Modelling hippocampal neurogenesis across the lifespan in seven species

TL;DR

This study models how neurogenesis in the hippocampus declines with age across seven species, revealing that neurogenesis decreases exponentially and correlates with species longevity, with limited new neuron addition in later life.

Contribution

It provides a comparative analysis of hippocampal neurogenesis decline across multiple species using exponential models, highlighting the relationship with longevity.

Findings

Neurogenesis decline fits exponential models best.

Rate of decline correlates with species longevity (r=0.769).

Few new cells are added after middle age in these species.

Abstract

The aim of this study was to estimate the number of new cells and neurons added to the dentate gyrus across the lifespan, and to compare the rate of age-associated decline in neurogenesis across species.

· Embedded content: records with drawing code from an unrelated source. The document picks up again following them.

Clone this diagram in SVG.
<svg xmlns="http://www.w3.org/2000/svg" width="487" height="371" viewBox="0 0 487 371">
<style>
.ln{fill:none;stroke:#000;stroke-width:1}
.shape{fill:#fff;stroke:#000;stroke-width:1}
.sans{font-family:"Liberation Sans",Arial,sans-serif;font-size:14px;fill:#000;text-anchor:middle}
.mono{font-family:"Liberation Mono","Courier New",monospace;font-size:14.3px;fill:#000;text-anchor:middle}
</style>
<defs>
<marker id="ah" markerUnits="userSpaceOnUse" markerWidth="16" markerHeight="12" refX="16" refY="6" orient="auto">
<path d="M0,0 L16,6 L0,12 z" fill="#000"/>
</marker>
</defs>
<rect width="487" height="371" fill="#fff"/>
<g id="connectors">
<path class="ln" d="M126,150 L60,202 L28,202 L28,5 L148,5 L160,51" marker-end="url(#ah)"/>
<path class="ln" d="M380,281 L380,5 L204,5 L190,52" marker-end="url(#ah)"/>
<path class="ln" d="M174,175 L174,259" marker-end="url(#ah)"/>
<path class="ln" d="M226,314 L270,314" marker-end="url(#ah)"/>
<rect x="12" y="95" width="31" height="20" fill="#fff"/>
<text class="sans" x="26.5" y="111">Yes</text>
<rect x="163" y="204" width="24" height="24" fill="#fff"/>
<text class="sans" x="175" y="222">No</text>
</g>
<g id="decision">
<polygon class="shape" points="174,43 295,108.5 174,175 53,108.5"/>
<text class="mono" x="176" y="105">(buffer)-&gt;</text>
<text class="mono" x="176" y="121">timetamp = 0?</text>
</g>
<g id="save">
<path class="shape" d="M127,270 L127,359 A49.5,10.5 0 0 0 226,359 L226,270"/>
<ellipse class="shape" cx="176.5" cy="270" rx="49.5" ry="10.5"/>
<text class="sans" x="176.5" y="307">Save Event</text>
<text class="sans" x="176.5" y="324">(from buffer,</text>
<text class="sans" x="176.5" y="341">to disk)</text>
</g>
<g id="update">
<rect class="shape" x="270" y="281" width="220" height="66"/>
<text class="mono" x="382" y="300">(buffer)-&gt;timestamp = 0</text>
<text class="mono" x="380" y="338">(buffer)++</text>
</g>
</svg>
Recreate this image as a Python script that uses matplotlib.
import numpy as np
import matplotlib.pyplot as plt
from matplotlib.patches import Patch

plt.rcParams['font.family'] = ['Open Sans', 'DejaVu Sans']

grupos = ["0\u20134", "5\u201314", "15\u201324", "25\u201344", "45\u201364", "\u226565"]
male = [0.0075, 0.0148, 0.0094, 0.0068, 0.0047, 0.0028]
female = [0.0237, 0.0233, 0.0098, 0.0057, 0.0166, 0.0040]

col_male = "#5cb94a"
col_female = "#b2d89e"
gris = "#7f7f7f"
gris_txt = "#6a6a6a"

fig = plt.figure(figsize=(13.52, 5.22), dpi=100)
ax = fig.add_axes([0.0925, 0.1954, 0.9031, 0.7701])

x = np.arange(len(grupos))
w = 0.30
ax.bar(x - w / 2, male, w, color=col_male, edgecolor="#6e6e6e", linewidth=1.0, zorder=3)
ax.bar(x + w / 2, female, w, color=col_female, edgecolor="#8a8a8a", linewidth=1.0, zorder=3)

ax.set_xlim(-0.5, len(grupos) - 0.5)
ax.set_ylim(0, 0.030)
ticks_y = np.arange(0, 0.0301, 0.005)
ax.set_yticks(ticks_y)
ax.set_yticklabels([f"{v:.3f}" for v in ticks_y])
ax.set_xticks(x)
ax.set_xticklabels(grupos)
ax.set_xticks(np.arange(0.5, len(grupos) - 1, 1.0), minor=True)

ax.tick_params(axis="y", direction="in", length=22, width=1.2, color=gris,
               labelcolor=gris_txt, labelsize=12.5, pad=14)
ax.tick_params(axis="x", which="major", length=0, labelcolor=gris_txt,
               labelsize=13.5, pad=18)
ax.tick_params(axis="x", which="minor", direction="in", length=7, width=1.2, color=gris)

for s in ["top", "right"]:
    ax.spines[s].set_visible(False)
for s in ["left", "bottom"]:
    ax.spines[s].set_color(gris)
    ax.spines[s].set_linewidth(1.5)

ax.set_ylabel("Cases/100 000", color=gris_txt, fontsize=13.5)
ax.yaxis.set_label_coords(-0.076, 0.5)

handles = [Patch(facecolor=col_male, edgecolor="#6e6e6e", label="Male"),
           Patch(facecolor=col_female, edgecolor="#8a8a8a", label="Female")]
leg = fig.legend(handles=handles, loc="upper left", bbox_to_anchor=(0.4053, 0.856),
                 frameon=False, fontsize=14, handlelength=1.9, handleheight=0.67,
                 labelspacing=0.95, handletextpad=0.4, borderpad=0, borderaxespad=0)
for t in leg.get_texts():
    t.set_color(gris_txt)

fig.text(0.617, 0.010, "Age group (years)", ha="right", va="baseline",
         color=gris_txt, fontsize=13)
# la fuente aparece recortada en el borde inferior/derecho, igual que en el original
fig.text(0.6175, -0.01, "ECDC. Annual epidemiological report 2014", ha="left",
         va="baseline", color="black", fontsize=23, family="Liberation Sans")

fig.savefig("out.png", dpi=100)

Data from mice (Mus musculus), rats (Rattus norvegicus), lesser hedgehog tenrecs (Echinops telfairi), macaques (Macaca mulatta), marmosets (Callithrix jacchus), tree shrews (Tupaia belangeri), and humans (Homo sapiens) were extracted from twenty one data sets published in fourteen different papers. ANOVA, exponential, Weibull, and power models were fit to the data to determine which best described the relationship between age and neurogenesis. Exponential models provided a suitable fit and were used to estimate the relevant parameters. The rate of decrease of neurogenesis correlated with species longevity r = 0.769, p = 0.043), but not body mass or basal metabolic rate. Of all the cells added postnatally to the mouse dentate gyrus, only 8.5% (95% CI = 1.0% to 14.7%) of these will be added after middle age. In addition, only 5.7% (95% CI = 0.7% to 9.9%) of the existing cell population turns over from middle age onwards. Thus, relatively few new cells are added for much of an animal's life, and only a proportion of these will mature into functional neurons.